If you work as a teacher in a core subject, say maths or Polish, then you give 45 minute private lessons at 40 zlots an hour.

Also, don't forget that teachers in Poland work an 18 hour week - the typical UK part-time teacher's hours. Add to that the fact that many Polish teachers have a poor standard of education. Pay peanuts, get monkeys.

Teachers of English cannot be retained, regardless of how poor they are. If only they knew that the place I work will pay substantially higher salaries to secretaries who can type well and speak passable English. We have major problems recruiting professional English-speaking secretaries.

Re: Polish Property

"Add to that the fact that many Polish teachers have a poor standard of education. Pay peanuts, get monkeys."

This is the same throughout all sections of Polish societ and employment.
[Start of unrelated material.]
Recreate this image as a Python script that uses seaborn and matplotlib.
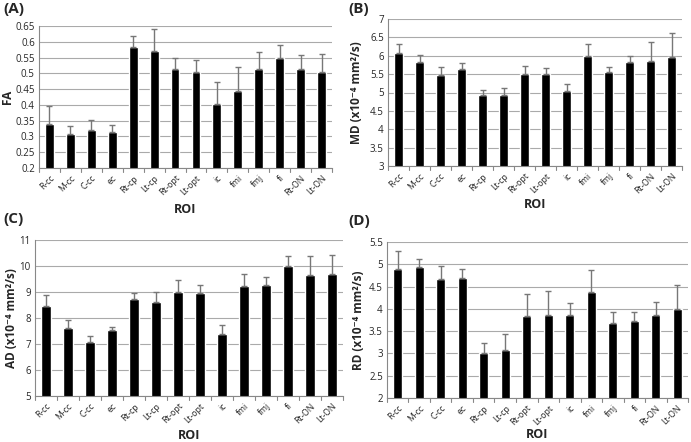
import numpy as np
import pandas as pd
import seaborn as sns
import matplotlib.pyplot as plt

sns.set_theme(style="white")
plt.rcParams['font.family'] = ['Open Sans', 'DejaVu Sans']

rois = ["R-cc", "M-cc", "C-cc", "ec", "Rt-cp", "Lt-cp", "Rt-opt", "Lt-opt",
        "ic", "fmi", "fmj", "fi", "Rt-ON", "Lt-ON"]

fa_mean = [0.340, 0.308, 0.322, 0.315, 0.585, 0.572, 0.513, 0.504, 0.403, 0.445, 0.513, 0.548, 0.513, 0.504]
fa_err = [0.058, 0.025, 0.031, 0.020, 0.032, 0.068, 0.035, 0.038, 0.070, 0.074, 0.054, 0.042, 0.046, 0.058]

md_mean = [6.08, 5.83, 5.47, 5.65, 4.92, 4.92, 5.49, 5.49, 5.04, 6.00, 5.56, 5.83, 5.85, 5.97]
md_err = [0.25, 0.18, 0.23, 0.14, 0.16, 0.19, 0.24, 0.18, 0.18, 0.33, 0.13, 0.17, 0.53, 0.66]

ad_mean = [8.45, 7.62, 7.07, 7.55, 8.72, 8.60, 9.00, 8.95, 7.38, 9.22, 9.27, 10.00, 9.65, 9.68]
ad_err = [0.43, 0.30, 0.23, 0.12, 0.26, 0.40, 0.47, 0.33, 0.34, 0.48, 0.31, 0.38, 0.75, 0.75]

rd_mean = [4.90, 4.93, 4.68, 4.70, 3.02, 3.07, 3.84, 3.86, 3.87, 4.38, 3.69, 3.73, 3.86, 4.00]
rd_err = [0.40, 0.19, 0.28, 0.20, 0.21, 0.36, 0.50, 0.55, 0.27, 0.50, 0.25, 0.21, 0.30, 0.54]

# tag, y label, means, errors, y range, y ticks, axes box (px), ylabel x, xlabel y, tag pos (px)
panels = [
    ("(A)", "FA", fa_mean, fa_err, (0.2, 0.65), np.arange(0.2, 0.651, 0.05),
     [39, 26, 293, 142], -0.085, -0.245, (3, 2)),
    ("(B)", "MD (x10⁻⁴ mm²/s)", md_mean, md_err, (3, 7), np.arange(3, 7.01, 0.5),
     [388, 19, 294, 147], -0.085, -0.218, (348, 2)),
    ("(C)", "AD (x10⁻⁴ mm²/s)", ad_mean, ad_err, (5, 11), np.arange(5, 11.01, 1),
     [35, 240, 308, 156], -0.055, -0.21, (3, 212)),
    ("(D)", "RD (x10⁻⁴ mm²/s)", rd_mean, rd_err, (2, 5.5), np.arange(2, 5.51, 0.5),
     [387, 242, 301, 156], -0.072, -0.19, (348, 214)),
]

W, H = 691, 442
fig = plt.figure(figsize=(W / 100, H / 100), dpi=100)

for tag, ylab, mean, err, ylim, yticks, (l, t, w, h), ylx, xly, (tx, ty) in panels:
    ax = fig.add_axes([l / W, 1 - (t + h) / H, w / W, h / H])
    df = pd.DataFrame({"ROI": rois, "val": mean})
    sns.barplot(data=df, x="ROI", y="val", color="black", width=0.42,
                saturation=1, errorbar=None, ax=ax, zorder=2)
    ax.errorbar(np.arange(len(rois)), mean, yerr=[np.zeros(len(err)), err],
                fmt="none", ecolor="#777777", elinewidth=1, capsize=2.5,
                capthick=1, zorder=3)
    ax.set_ylim(*ylim)
    ax.set_xlim(-0.5, len(rois) - 0.5)
    ax.set_yticks(yticks)
    ax.set_yticklabels([f"{v:g}" for v in yticks], fontsize=7)
    ax.yaxis.grid(True, color="#aaaaaa", linewidth=0.8, zorder=0)
    ax.set_axisbelow(True)
    ax.set_xticks(np.arange(len(rois)))
    ax.set_xticklabels(rois, rotation=45, ha="right", rotation_mode="anchor", fontsize=6.2)
    ax.tick_params(axis="x", length=0, pad=4)
    ax.tick_params(axis="y", length=0, pad=3)
    for b in np.arange(-0.5, len(rois), 1):
        ax.plot([b, b], [0, -0.025], transform=ax.get_xaxis_transform(),
                color="#888888", lw=0.8, clip_on=False)
    for s in ["top", "right"]:
        ax.spines[s].set_visible(False)
    for s in ["left", "bottom"]:
        ax.spines[s].set_color("#888888")
        ax.spines[s].set_linewidth(0.8)
    ax.set_xlabel("ROI", fontsize=9, fontweight="bold")
    ax.set_ylabel(ylab, fontsize=8.5, fontweight="bold")
    ax.xaxis.set_label_coords(0.5, xly)
    ax.yaxis.set_label_coords(ylx, 0.5)
    fig.text(tx / W, 1 - ty / H, tag, fontsize=11, fontweight="bold",
             ha="left", va="top")

fig.savefig("out.png", dpi=100)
Polish teachers are no less educated than anyone else in Poland who has a degree! The problem is one of Polish education standards, in general.

As for only doing 18 hours, well, that I won't even respond to ...

Re: Polish Property

I will then - the 18 hours are lesson time only. Add to this the hours spent on preparation, supervision, parents' evenings, teachers' meetings, etc.

Re: Polish Property

18 hours (in theory) lesson time in the main job. Not to mention the other jobs on the side, extra lessons, etc. that teachers here have to do to make a living.